▸ **Data extract**
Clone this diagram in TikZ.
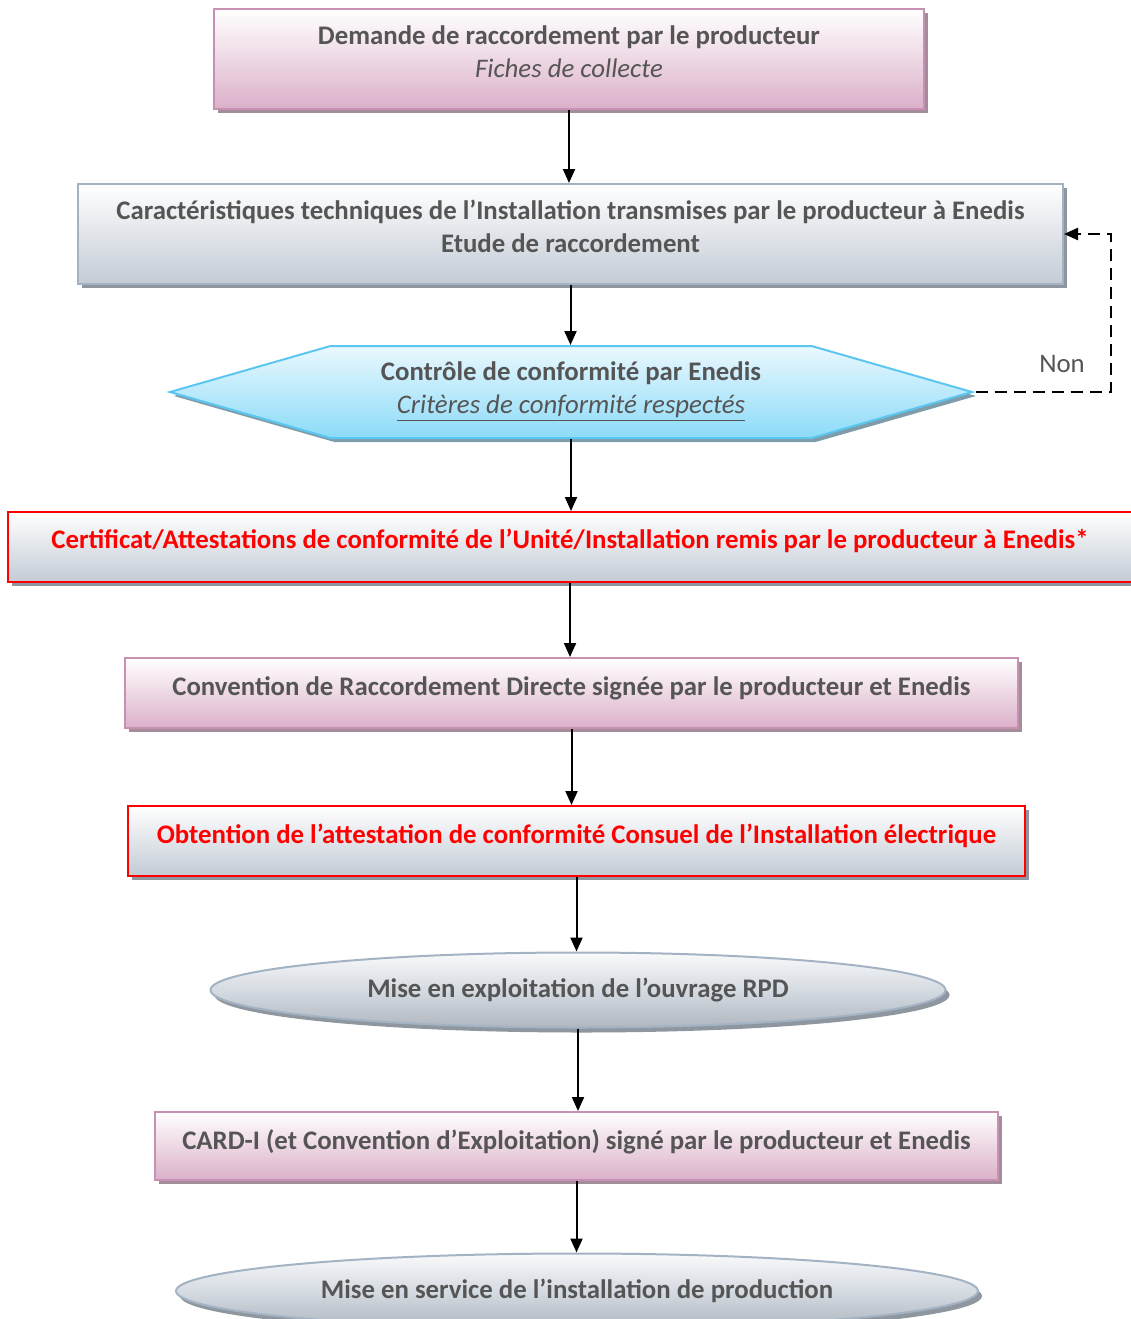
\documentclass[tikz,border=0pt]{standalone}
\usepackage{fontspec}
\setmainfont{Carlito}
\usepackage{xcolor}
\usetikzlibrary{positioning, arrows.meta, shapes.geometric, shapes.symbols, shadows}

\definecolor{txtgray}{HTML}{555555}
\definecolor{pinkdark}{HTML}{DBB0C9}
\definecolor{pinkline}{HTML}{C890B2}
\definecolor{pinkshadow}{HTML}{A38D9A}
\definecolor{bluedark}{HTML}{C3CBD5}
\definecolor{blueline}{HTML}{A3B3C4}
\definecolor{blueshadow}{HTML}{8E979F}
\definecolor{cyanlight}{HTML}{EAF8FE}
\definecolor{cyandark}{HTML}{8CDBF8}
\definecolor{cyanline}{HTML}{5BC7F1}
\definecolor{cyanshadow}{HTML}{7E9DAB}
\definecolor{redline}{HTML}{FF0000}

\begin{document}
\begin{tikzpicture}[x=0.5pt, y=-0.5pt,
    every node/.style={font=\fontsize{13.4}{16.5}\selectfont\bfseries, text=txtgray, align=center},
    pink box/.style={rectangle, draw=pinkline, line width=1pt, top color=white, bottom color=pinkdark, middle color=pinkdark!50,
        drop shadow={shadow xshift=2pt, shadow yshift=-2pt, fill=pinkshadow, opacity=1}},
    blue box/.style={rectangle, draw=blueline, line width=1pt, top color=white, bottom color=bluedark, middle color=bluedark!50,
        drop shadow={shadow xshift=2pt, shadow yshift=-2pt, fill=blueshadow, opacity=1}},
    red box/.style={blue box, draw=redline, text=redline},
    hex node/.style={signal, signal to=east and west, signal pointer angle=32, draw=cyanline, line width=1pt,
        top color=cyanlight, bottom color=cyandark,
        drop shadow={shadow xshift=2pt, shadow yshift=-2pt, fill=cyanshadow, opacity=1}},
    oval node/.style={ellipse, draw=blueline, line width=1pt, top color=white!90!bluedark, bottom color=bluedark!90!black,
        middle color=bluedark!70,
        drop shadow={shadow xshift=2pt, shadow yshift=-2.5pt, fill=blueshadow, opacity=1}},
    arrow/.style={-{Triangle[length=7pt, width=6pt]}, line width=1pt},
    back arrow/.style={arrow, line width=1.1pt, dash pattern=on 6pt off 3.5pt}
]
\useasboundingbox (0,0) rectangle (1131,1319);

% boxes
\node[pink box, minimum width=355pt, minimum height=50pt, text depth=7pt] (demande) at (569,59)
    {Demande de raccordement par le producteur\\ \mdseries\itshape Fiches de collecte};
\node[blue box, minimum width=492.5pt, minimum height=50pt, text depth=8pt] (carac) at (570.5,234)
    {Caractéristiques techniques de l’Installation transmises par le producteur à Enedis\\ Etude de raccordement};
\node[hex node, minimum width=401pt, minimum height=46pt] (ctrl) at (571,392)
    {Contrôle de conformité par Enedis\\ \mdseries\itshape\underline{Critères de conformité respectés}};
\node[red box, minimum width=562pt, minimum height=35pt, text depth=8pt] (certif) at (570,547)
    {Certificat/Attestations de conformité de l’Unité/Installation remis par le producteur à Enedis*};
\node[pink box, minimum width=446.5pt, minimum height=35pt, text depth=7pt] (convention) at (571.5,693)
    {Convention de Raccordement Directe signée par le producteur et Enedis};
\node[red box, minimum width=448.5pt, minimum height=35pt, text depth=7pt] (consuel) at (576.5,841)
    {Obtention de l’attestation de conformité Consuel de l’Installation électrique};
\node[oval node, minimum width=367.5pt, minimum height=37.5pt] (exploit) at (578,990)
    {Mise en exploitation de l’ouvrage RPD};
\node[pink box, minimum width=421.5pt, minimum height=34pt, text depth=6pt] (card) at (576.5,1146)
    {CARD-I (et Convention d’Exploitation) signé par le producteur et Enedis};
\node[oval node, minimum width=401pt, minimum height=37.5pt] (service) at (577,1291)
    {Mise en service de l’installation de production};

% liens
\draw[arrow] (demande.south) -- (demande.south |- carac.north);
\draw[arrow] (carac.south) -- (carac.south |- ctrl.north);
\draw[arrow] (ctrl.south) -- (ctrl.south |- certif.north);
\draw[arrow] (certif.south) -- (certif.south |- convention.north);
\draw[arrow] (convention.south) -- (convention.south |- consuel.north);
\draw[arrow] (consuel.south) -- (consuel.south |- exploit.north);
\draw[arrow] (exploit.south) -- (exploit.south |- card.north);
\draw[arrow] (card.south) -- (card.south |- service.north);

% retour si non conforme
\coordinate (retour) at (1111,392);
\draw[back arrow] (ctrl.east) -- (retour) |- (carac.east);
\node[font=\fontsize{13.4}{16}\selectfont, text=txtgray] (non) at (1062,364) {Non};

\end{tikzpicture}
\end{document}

▸ **Problem details**
Set down all the data again exactly as above, pictures excluded.

▸ **Complete answer**
Clone this diagram in TikZ.
\documentclass[tikz,border=0pt]{standalone}
\usepackage{fontspec}
\setmainfont{Carlito}
\usepackage{xcolor}
\usetikzlibrary{positioning, arrows.meta, shapes.geometric, shapes.symbols, shadows}

\definecolor{txtgray}{HTML}{555555}
\definecolor{pinkdark}{HTML}{DBB0C9}
\definecolor{pinkline}{HTML}{C890B2}
\definecolor{pinkshadow}{HTML}{A38D9A}
\definecolor{bluedark}{HTML}{C3CBD5}
\definecolor{blueline}{HTML}{A3B3C4}
\definecolor{blueshadow}{HTML}{8E979F}
\definecolor{cyanlight}{HTML}{EAF8FE}
\definecolor{cyandark}{HTML}{8CDBF8}
\definecolor{cyanline}{HTML}{5BC7F1}
\definecolor{cyanshadow}{HTML}{7E9DAB}
\definecolor{redline}{HTML}{FF0000}

\begin{document}
\begin{tikzpicture}[x=0.5pt, y=-0.5pt,
    every node/.style={font=\fontsize{13.4}{16.5}\selectfont\bfseries, text=txtgray, align=center},
    pink box/.style={rectangle, draw=pinkline, line width=1pt, top color=white, bottom color=pinkdark, middle color=pinkdark!50,
        drop shadow={shadow xshift=2pt, shadow yshift=-2pt, fill=pinkshadow, opacity=1}},
    blue box/.style={rectangle, draw=blueline, line width=1pt, top color=white, bottom color=bluedark, middle color=bluedark!50,
        drop shadow={shadow xshift=2pt, shadow yshift=-2pt, fill=blueshadow, opacity=1}},
    red box/.style={blue box, draw=redline, text=redline},
    hex node/.style={signal, signal to=east and west, signal pointer angle=32, draw=cyanline, line width=1pt,
        top color=cyanlight, bottom color=cyandark,
        drop shadow={shadow xshift=2pt, shadow yshift=-2pt, fill=cyanshadow, opacity=1}},
    oval node/.style={ellipse, draw=blueline, line width=1pt, top color=white!90!bluedark, bottom color=bluedark!90!black,
        middle color=bluedark!70,
        drop shadow={shadow xshift=2pt, shadow yshift=-2.5pt, fill=blueshadow, opacity=1}},
    arrow/.style={-{Triangle[length=7pt, width=6pt]}, line width=1pt},
    back arrow/.style={arrow, line width=1.1pt, dash pattern=on 6pt off 3.5pt}
]
\useasboundingbox (0,0) rectangle (1131,1319);

% boxes
\node[pink box, minimum width=355pt, minimum height=50pt, text depth=7pt] (demande) at (569,59)
    {Demande de raccordement par le producteur\\ \mdseries\itshape Fiches de collecte};
\node[blue box, minimum width=492.5pt, minimum height=50pt, text depth=8pt] (carac) at (570.5,234)
    {Caractéristiques techniques de l’Installation transmises par le producteur à Enedis\\ Etude de raccordement};
\node[hex node, minimum width=401pt, minimum height=46pt] (ctrl) at (571,392)
    {Contrôle de conformité par Enedis\\ \mdseries\itshape\underline{Critères de conformité respectés}};
\node[red box, minimum width=562pt, minimum height=35pt, text depth=8pt] (certif) at (570,547)
    {Certificat/Attestations de conformité de l’Unité/Installation remis par le producteur à Enedis*};
\node[pink box, minimum width=446.5pt, minimum height=35pt, text depth=7pt] (convention) at (571.5,693)
    {Convention de Raccordement Directe signée par le producteur et Enedis};
\node[red box, minimum width=448.5pt, minimum height=35pt, text depth=7pt] (consuel) at (576.5,841)
    {Obtention de l’attestation de conformité Consuel de l’Installation électrique};
\node[oval node, minimum width=367.5pt, minimum height=37.5pt] (exploit) at (578,990)
    {Mise en exploitation de l’ouvrage RPD};
\node[pink box, minimum width=421.5pt, minimum height=34pt, text depth=6pt] (card) at (576.5,1146)
    {CARD-I (et Convention d’Exploitation) signé par le producteur et Enedis};
\node[oval node, minimum width=401pt, minimum height=37.5pt] (service) at (577,1291)
    {Mise en service de l’installation de production};

% liens
\draw[arrow] (demande.south) -- (demande.south |- carac.north);
\draw[arrow] (carac.south) -- (carac.south |- ctrl.north);
\draw[arrow] (ctrl.south) -- (ctrl.south |- certif.north);
\draw[arrow] (certif.south) -- (certif.south |- convention.north);
\draw[arrow] (convention.south) -- (convention.south |- consuel.north);
\draw[arrow] (consuel.south) -- (consuel.south |- exploit.north);
\draw[arrow] (exploit.south) -- (exploit.south |- card.north);
\draw[arrow] (card.south) -- (card.south |- service.north);

% retour si non conforme
\coordinate (retour) at (1111,392);
\draw[back arrow] (ctrl.east) -- (retour) |- (carac.east);
\node[font=\fontsize{13.4}{16}\selectfont, text=txtgray] (non) at (1062,364) {Non};

\end{tikzpicture}
\end{document}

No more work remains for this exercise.